Architected lattices for simultaneous broadband attenuation of airborne sound and mechanical vibrations in all directions

TL;DR

This paper introduces a novel 3D architected lattice that effectively attenuates both airborne sound and mechanical vibrations across all directions and polarizations, advancing the control of wave propagation in materials.

Contribution

It presents the first load-bearing, single-material 3D lattice capable of broadband attenuation of both acoustic and elastic waves in all directions.

Findings

Successfully demonstrated broadband attenuation in experiments.

Achieved simultaneous control of acoustic and elastic wave propagation.

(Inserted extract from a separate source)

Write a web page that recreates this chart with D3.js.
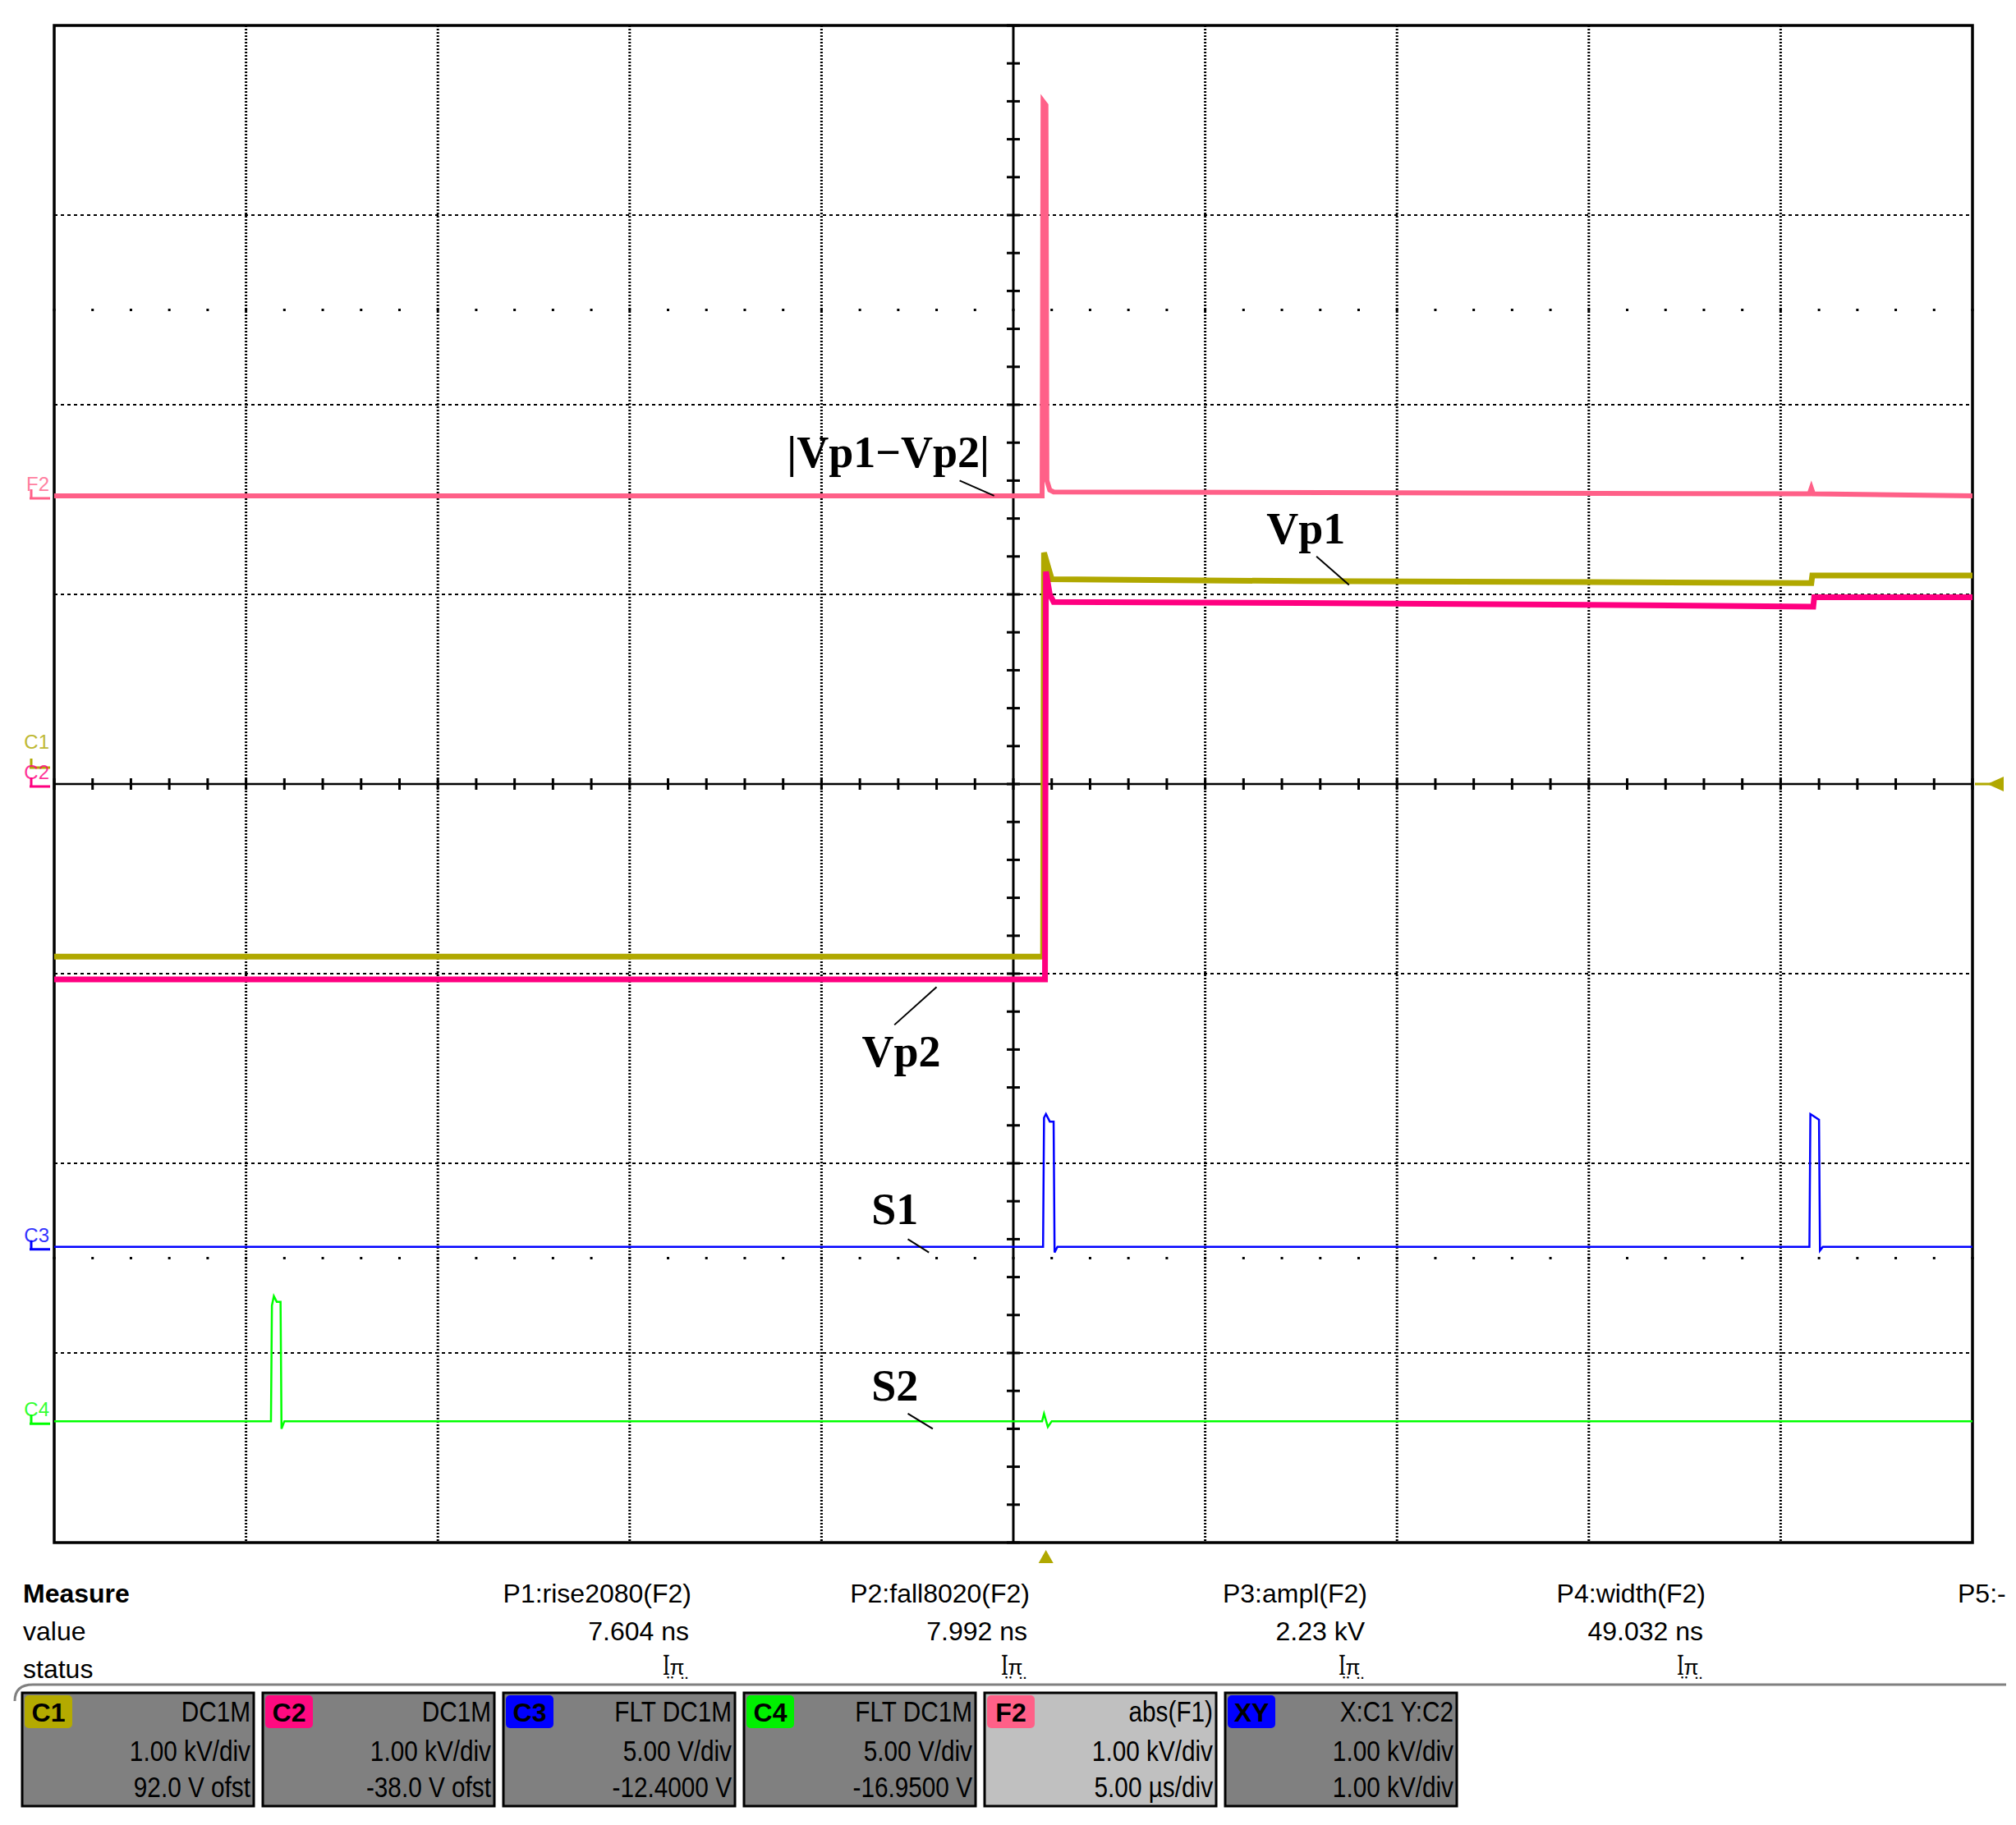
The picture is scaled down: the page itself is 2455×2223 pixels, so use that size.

Developed a new design methodology for multi-modal wave attenuation.

Abstract

Phononic crystals and acoustic metamaterials are architected lattices designed to control the propagation of acoustic or elastic waves. In these materials, the dispersion properties and the energy transfer are controlled by selecting the lattices' geometry and their constitutive material properties. Most designs, however, only affect one mode of energy propagation, transmitted either as acoustic, airborne sound or as elastic, structural vibrations. Here, we present a design methodology to attenuate both acoustic and elastic waves simultaneously in all polarizations. We experimentally realize the first three-dimensional, load bearing, architected lattice, composed of a single-material, that responds in a broadband frequency range in all directions.